Although foreign language learners have to take in receptive skills (listening and reading) before productive skills (speaking and writing) are able to be manifested, a communicative full-language approach should inundate every level of a foreign language teacher's curriculum. In my experience, I have witnessed middle school students in massively populated classrooms learn little more than feeble grammar explanations. In cultures where textbooks cater to upcoming collegiate examinations, students are misdirected towards the actual purpose of even learning language in the first place: communication. When converstation between the teacher and his or her students occurs outside the traditionally accepted enclosed walls constructing the physical classroom, instead of talking to pupils in their native language, the target language should be utilized as the medium of communication in and outside of the physical classroom if the true reason for language is to be learned.

Linguistic distinctions among basic, intermediate, and advanced proficiency levels just relate the ability of students to perform certain corresponding tasks within the limits of their current cognitive development. Conversation follows nonverbal communication but definitely preceeds composition, the most difficult of foreign language analytical activities. As soon as students rationalize that comprehension gives way to the need to efficiently communicate ideas, an undeniable urge to vocalize should take place within the heart of every foreign language learner.

As far as teaching contractions goes, I just point out that contractions are a natural phenomena that occur with accelerated speech patterns and are best understood with a combination of learning about the fields of grammar and phonetics. Advanced students will study the target language's evolution and through phonetics, learn about assimilation. Idealistically, discrimination between teachers that are native or non-native speakers should not exist since both should possess the same level in their chosen profession.


Eric Paul Monroe

Re: Contractions

Posted: Fri Apr 25, 2008 7:59 pm
by asa.rand
I'm trying to find out the proper spelling for double contractions.
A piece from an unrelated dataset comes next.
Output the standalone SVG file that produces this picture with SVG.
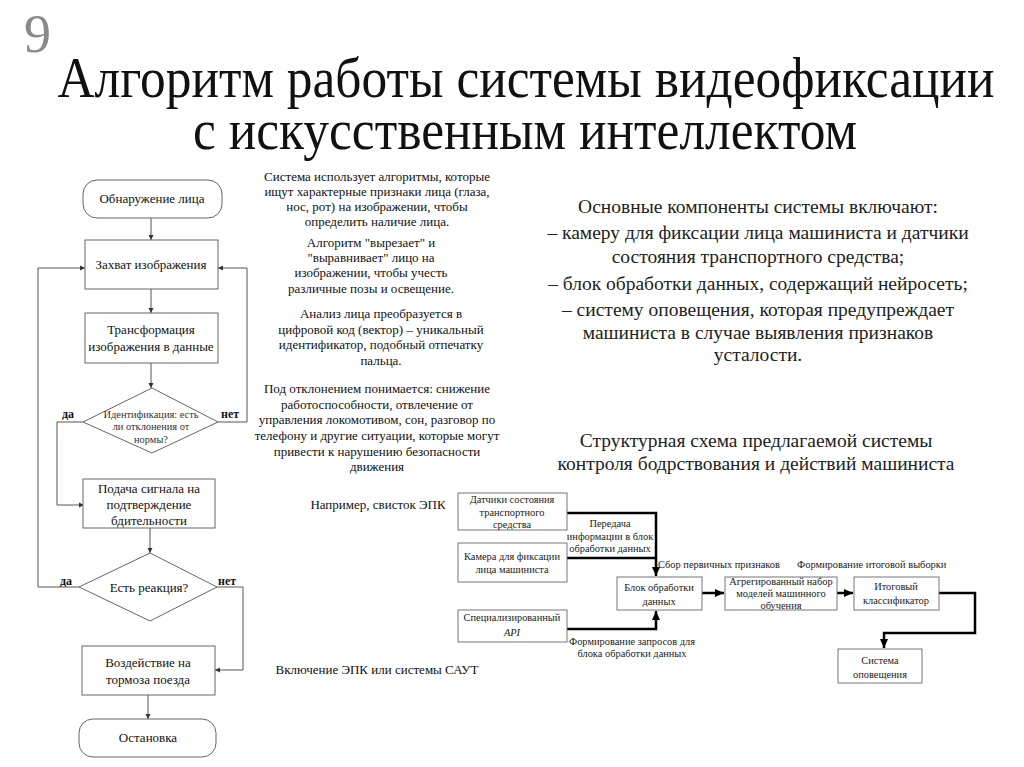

Usually, they are spelled like: she'dve

One site I found shows them spelled like: she'd've

Which one is correct? In this forum's editor, both versions are flagged and the correction suggestions don't even try to look at them as double contractions.

Right-clicking the first one gives me the choices: she'd, she'll, shelver's, shelves's and dishevels.

Right-clicking the second version at least notices a second contraction.
It gives me the choices: she'd, she'll, could've and would've.

Speaking of could've and would've, does she'dve (or she'd've) also apply to should've?
(Should've isn't recognized by this editor either.)

Re: Contractions

Posted: Fri Apr 25, 2008 11:06 pm
by Syl
There is a very good explanations in this site: ... ode20.html

The double contraction is, in fact, coloquial language, and not written. Hence, there's no proper spelling.

Syl's English Corner - Learn English and Have Fun

Re: Contractions

Posted: Fri Jun 13, 2008 8:20 pm
by eric_p_m
Dear asa.rand,

This isn´t a writing problem. These forms are phonetic in nature due to rapid speech patterns, which is comon to all languages. As far as composition goes, keep in mind that contractions only happen with auxilary verbs. When a verb functions as the main verb of a sentence or phrase, it never manifests as a contraction because it receives the most stress in that sentence or phrase.

If you have doubt or want additional insight, drop by my on-line school and talk with me directly.


Eric Paul Monroe

Re: Contractions

Posted: Thu Jul 03, 2008 12:26 am
by Joe
These pages may help:

Re: Contractions

Posted: Fri Jul 04, 2008 12:49 am
by asa.rand
Thank all of you for your help on this. I've known for a long time that contractions are mostly used in speech. I have just wondered what the grammatical rules are concerning them. I believe I have all of the information I need now.